Potty mouth

The Carnival of Education is being hosted this week by Dayton Daily News education reporter Scott Elliott, so scoot on over to his blog, “Get On The Bus,” and read up on this week’s news about your children’s and your tax dollars’ schools.

You’re all helping to pay for this stuff, and your children are directly affected by this stuff; don’t you want to keep up on how your money is being spent? Sure you do. Get over to Scott’s blog and read this week’s Carnival.

I taught two classes today: one that mainly consists of older students, and another that mainly consists of younger students. The division is purely accidental, a matter of convenience of scheduling.

Both classes are studying punctuation. (still.) Today’s lesson was about interjections and parenthetical expressions.
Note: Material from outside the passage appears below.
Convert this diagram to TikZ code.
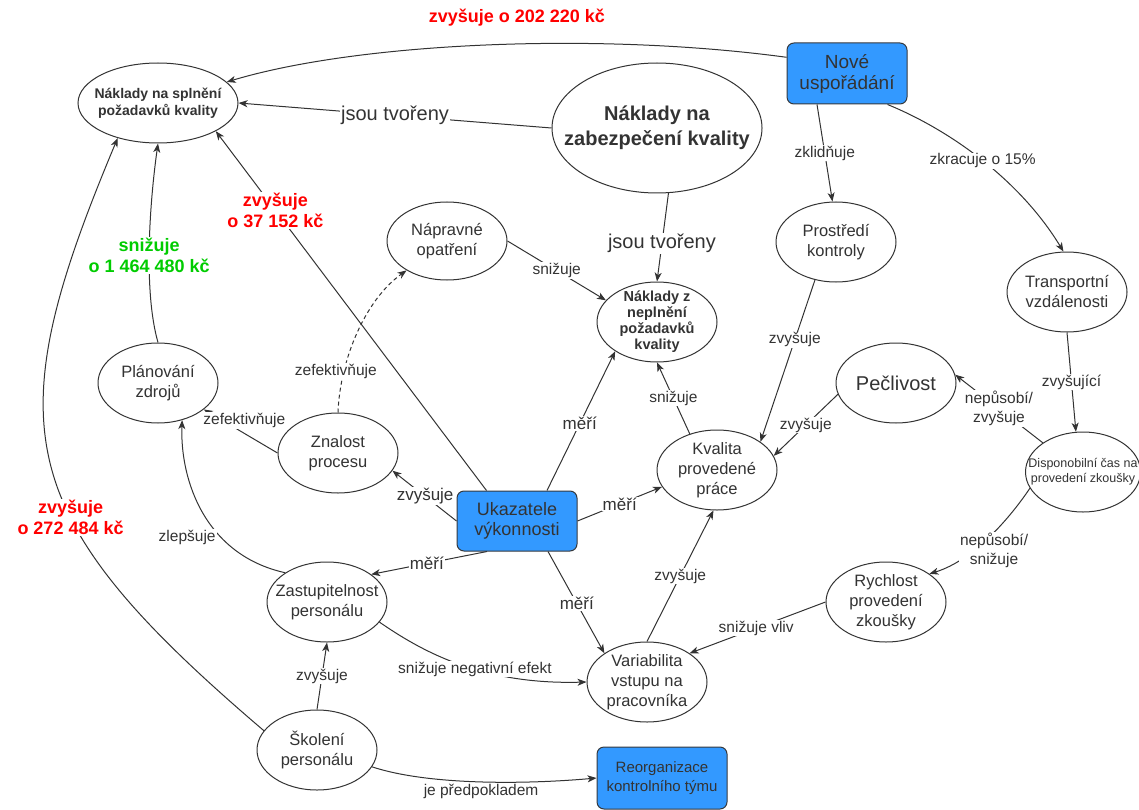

Pretty standard stuff.

One of my students asked me if it was true that a person could go to hell for saying “shit.”

(It’s an interjection, set off by a comma or an exclamation point, so he really wasn’t too much off topic, and apparently it was on his mind.)

He said that his preacher had told him that he was going to hell because he said ‘shit.’ I was more than a little bit flabbergasted, for a variety of reasons.

One, I’m still not used to adult students who say ‘shit’ a lot and I don’t have to give them detention or act shocked.

Two, someone in a position of authority in this kid’s life has scared the shit OUT of him, for saying shit. So much so that this quiet well-behaved kid (who apparently has a potty mouth in church) asked his college instructor if it were true.

I have no desire to enter into any kind of debate with this boy’s preacher. Neither is it my place to talk religious doctrine to my students.

But I do know a lot about shit. I had two babies, remember? And I taught in the public school system for a long, long time. I’m not really sure which of the two had the worst shit. I think probably the schools.

So I explained to him that some people believed that being profane was a sin, but even so, ‘shit’ is not a profanity, it’s an obscenity, so going to hell isn’t part of the package. The commandments are about profanity, not obscenity.

He was really relieved. He’ll probably also continue to say shit in the preacher’s presence.

If my preacher was that stupid, I probably would, too.

I mean, honestly, a minister should know the difference between obscenity and profanity. They are not the same thing. Not a bit. Get a clue, preach. Then maybe he would refer to you as his “minister” instead of as a ‘preacher.’ There’s a big difference between THOSE two words, too.

We also discussed the word “condemn,” its presence in the chapter today being perfection on a stick, and going right along with the student’s question.

Because to condemn someone is also a profanity. We’ve watered down the word, but its point of origin was pithy and terrible.

I wanted to tackle “awesome” and “awful,” but we ran out of time.

When I got home, I did some sewing. Well, first I did some cutting. A few years ago, a dear precious friend gave me a razor-sharp roller cutter. It’s wonderful. So fast, and so easy.

This afternoon I almost cut my left-hand pointy finger off with it. Apparently, you are supposed to keep your fingers out of the way of the rolling blade. Who knew.

It hurt. I might have said ‘shit,’ too. I had no witnesses, so you’ll never know.